Experiments using various open-source benchmarks demonstrate that GRAF successfully targets latency SLO while saving up to 19% of total CPU resources compared to the fine-tuned autoscaler.
Moreover, GRAF handles traffic surge with 36% fewer resources while achieving up to 2.6x faster tail latency convergence compared to the Kubernetes autoscaler.
Neuro-DCF: Design of wireless MAC via multi-agent reinforcement learning approach
Sangwoo Moon, Sumyeong Ahn, Kyunghwan Son, Jinwoo Park, and Yung Yi
Proceedings of the Twenty-second International Symposium on Theory, Algorithmic Foundations, and Protocol Design for Mobile Networks and Mobile Computing, 2021
The carrier sense multiple access (CSMA) algorithm has been used in the wireless medium access control (MAC) under standard 802.11 implementation due to its simplicity and generality.
An extensive body of research on CSMA has long been made not only in the context of practical protocols, but also in a distributed way of optimal MAC scheduling.
However, the current state-of-the-art CSMA (or its extensions) still suffers from poor performance, especially in multi-hop scenarios, and often requires patch-based solutions rather than a universal solution.
In this paper, we propose an algorithm which adopts an experience-driven approach and train CSMA-based wireless MAC by using deep reinforcement learning. We name our protocol, Neuro-DCF.
Two key challenges are: (i) a stable training method for distributed execution and (ii) a unified training method for embracing various interference patterns and configurations.
For (i), we adopt a multi-agent reinforcement learning framework, and for (ii) we introduce a novel graph neural network (GNN) based training structure.
We provide extensive simulation results which demonstrate that our protocol, Neuro-DCF, significantly outperforms 802.11 DCF and O-DCF, a recent theory-based MAC protocol, especially in terms of improving delay performance while preserving optimal utility.
We believe our multi-agent reinforcement learning based approach would get broad interest from other learning-based network controllers in different layers that require distributed operation.
pHPA: A proactive autoscaling framework for microservice chain
Byungkwon Choi, Jinwoo Park, Chunghan Lee, and Dongsu Han
5th Asia-Pacific Workshop on Networking, 2021
Microservice is an architectural style that breaks down monolithic applications into smaller microservices and has been widely adopted by a variety of enterprises.
Like the monolith, autoscaling has attracted the attention of operators in scaling microservices. However, most existing approaches of autoscaling do not consider microservice chain and severely degrade the performance of microservices when traffic surges.

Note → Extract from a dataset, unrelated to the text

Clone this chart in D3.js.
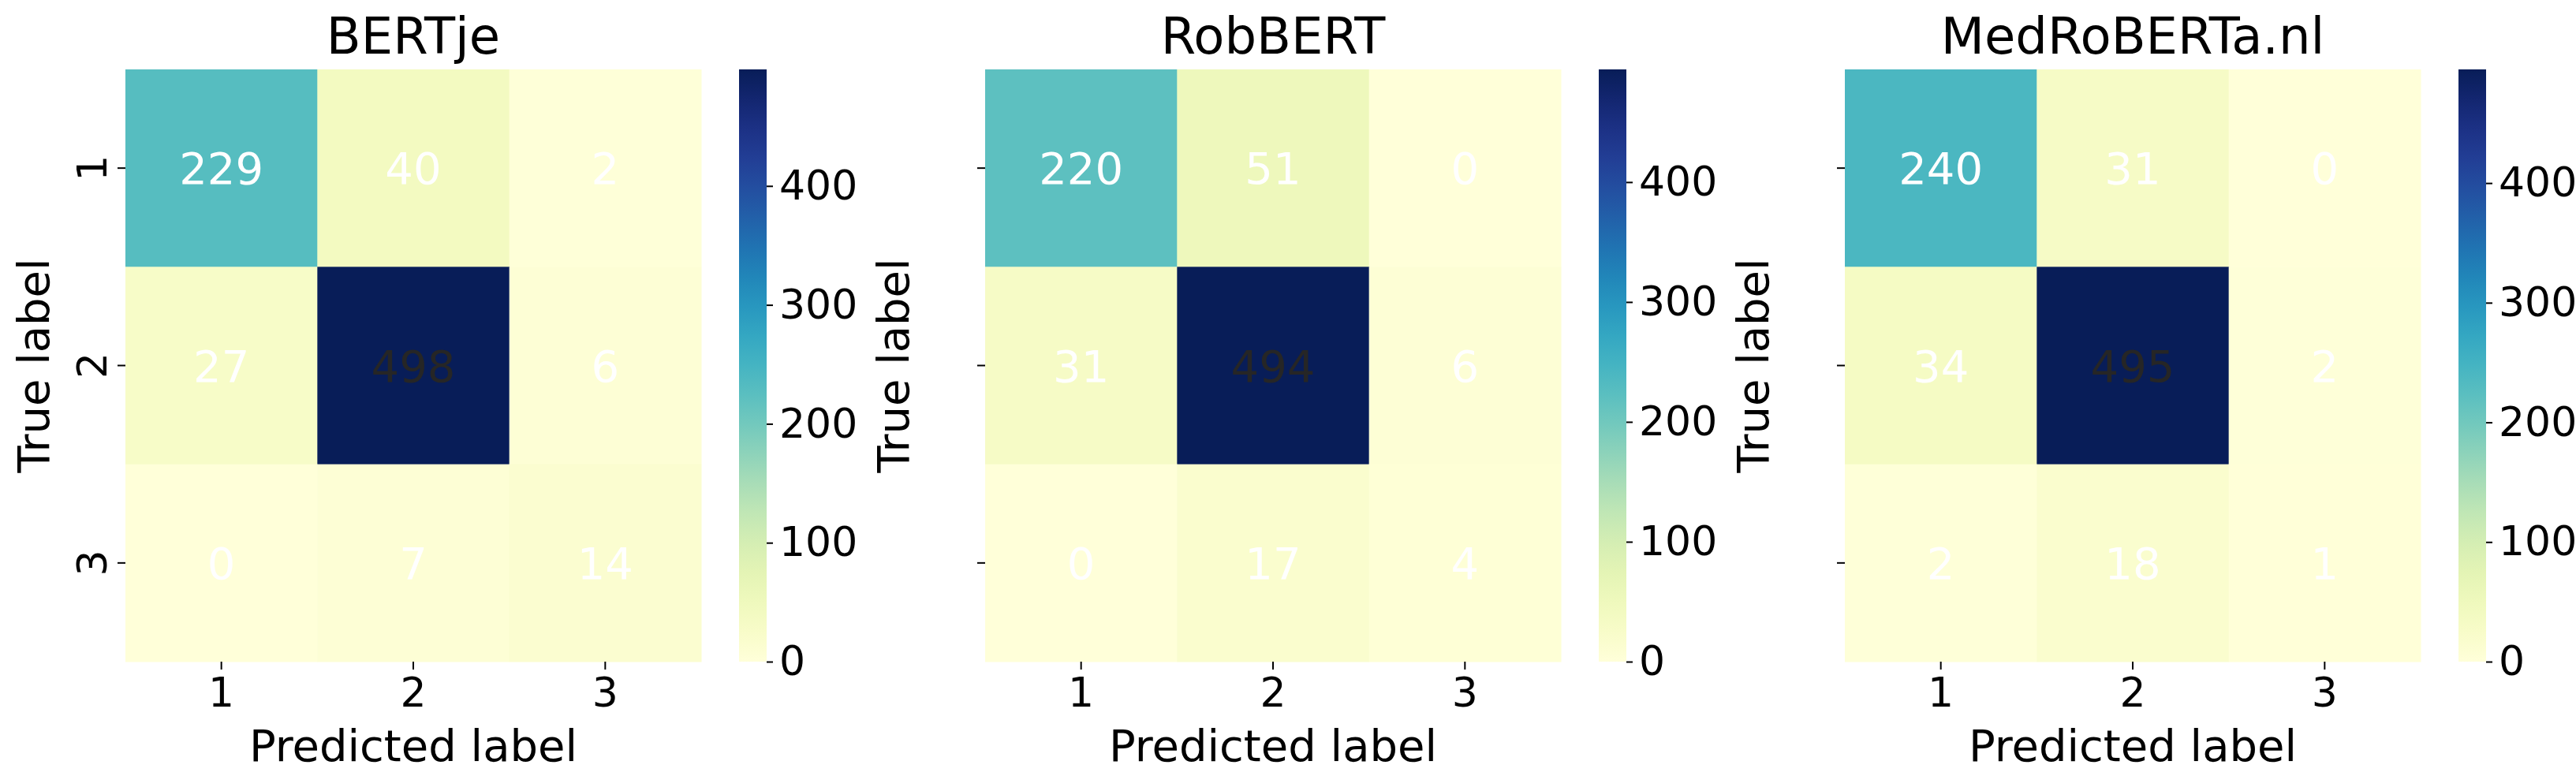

In this paper, we present pHPA, an autoscaling framework for the microservice chain. pHPA proactively allocates resources to the microservice chains and effectively handles traffic surges.
Our evaluation using various open-source benchmarks shows that pHPA reduces 99%-tile latency and resource usage by up to 70% and 58% respectively compared to the most widely used autoscaler when traffic surges.